* [Given instruction] Output a verbatim copy of the data, cut off after the line that contains "import plotly.graph_objects as go".
····················
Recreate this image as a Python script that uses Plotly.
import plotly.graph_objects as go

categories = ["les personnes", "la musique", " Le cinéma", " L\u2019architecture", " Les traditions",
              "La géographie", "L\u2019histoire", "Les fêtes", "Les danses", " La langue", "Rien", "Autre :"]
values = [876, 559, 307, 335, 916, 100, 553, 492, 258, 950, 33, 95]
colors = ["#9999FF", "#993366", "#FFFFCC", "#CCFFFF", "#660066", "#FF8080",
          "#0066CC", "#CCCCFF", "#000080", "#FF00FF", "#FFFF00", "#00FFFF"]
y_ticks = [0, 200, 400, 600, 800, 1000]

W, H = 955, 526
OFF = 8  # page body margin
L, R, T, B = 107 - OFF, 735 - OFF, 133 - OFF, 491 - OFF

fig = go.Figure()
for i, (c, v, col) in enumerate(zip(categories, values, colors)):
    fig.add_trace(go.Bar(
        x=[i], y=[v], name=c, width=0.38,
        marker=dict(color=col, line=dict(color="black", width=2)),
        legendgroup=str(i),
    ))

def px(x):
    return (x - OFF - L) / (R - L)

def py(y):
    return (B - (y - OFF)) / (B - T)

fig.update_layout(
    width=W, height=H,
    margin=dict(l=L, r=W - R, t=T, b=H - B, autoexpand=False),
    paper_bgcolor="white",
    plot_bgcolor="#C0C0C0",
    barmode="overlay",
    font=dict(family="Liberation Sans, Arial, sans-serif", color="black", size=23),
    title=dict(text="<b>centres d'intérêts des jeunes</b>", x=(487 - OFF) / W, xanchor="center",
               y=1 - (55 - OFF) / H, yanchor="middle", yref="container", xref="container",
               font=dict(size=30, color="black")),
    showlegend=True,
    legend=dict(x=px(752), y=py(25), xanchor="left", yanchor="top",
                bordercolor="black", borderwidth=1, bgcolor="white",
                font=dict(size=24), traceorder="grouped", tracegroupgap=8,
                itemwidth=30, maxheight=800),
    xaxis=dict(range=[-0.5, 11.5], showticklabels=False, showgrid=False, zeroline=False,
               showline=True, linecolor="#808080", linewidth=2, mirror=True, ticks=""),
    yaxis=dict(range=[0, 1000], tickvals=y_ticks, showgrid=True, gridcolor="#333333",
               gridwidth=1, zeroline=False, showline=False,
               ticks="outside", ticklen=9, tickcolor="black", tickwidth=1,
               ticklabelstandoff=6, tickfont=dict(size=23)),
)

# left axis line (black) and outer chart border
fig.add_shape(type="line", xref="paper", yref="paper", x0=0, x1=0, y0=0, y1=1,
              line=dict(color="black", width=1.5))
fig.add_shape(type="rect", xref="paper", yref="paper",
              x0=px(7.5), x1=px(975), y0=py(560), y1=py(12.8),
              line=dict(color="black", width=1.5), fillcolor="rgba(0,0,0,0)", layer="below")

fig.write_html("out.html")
····················
* [Solved exercise]
Recreate this image as a Python script that uses Plotly.
import plotly.graph_objects as go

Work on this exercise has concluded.